My latest read is Our Lady of Babylon by John Rechy. It’s been interesting so far and I’m not far into the book. This is one I think kaya may want to read once I’m done with it. She and I are considering a book swap. It will be another way to keep my mind busy. Of course, right now shes off at spankfest being used a ring toss. I’m so jealous LOL!

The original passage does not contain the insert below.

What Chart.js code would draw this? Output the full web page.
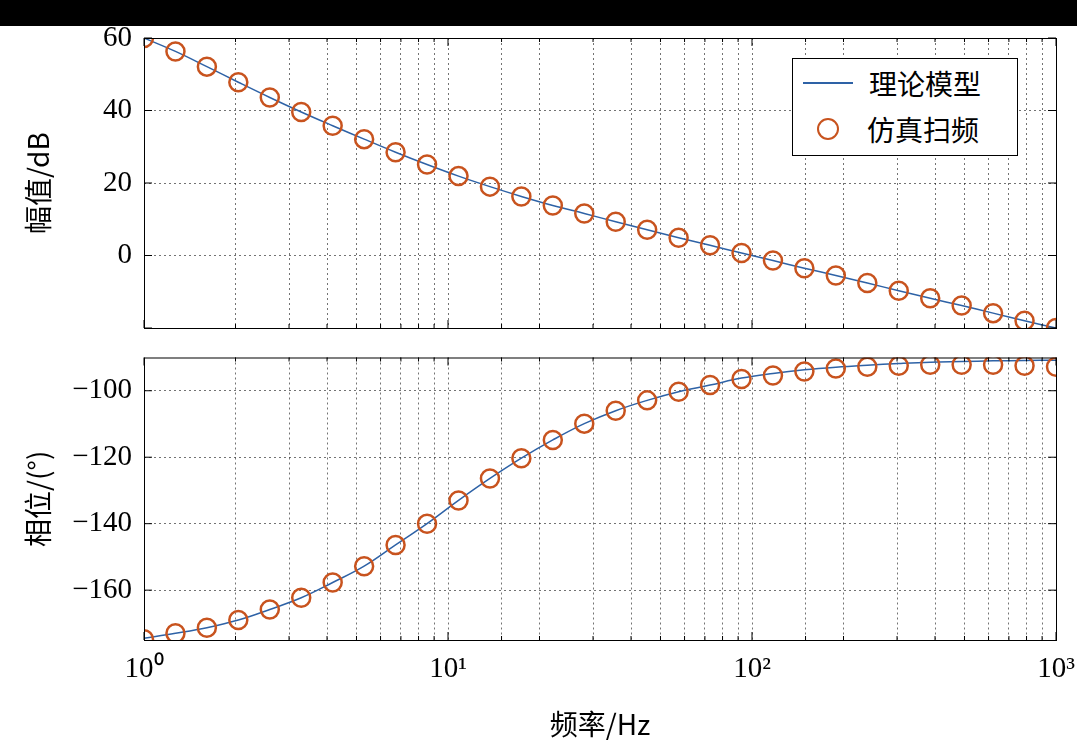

It’s been raining on and off for 3 days here and my joints are killing me. I’m going to have to see a new Dr regarding my knees. My boss’ boss gave me the name of his ortho in Grand Rapids and I will be calling soon to see if they take our insurance and see if they will see me. I don’t know yet if I need a referral. Hopefully I can get in and get this mess dealt with. I am in pain on a regular basis now and in need of something more then just pain pills to keep it managable. Until I get that, I keep icing and keeping my knees wrapped up as much as I can, and taking the least amount of meds I can to keep myself walking. The coming winter will not be pleasent if I can’t get a resolution to it soon.

On another note, I am joining up with a couple of others to form a private support group. We are all interested in dropping a few pounds and need the support of others. I am smaller then I was but I need the drive of other women that are like minded to help nudge me along, just like they do.

Now it’s time to go stitch, wrap some heat around my knees because they are stiff and cold. I am going to rest and take the day to enjoy a few movies.

P.S.
I still need to update this damn thing. I want to make some changes but I’m so not good with WordPress. HALP!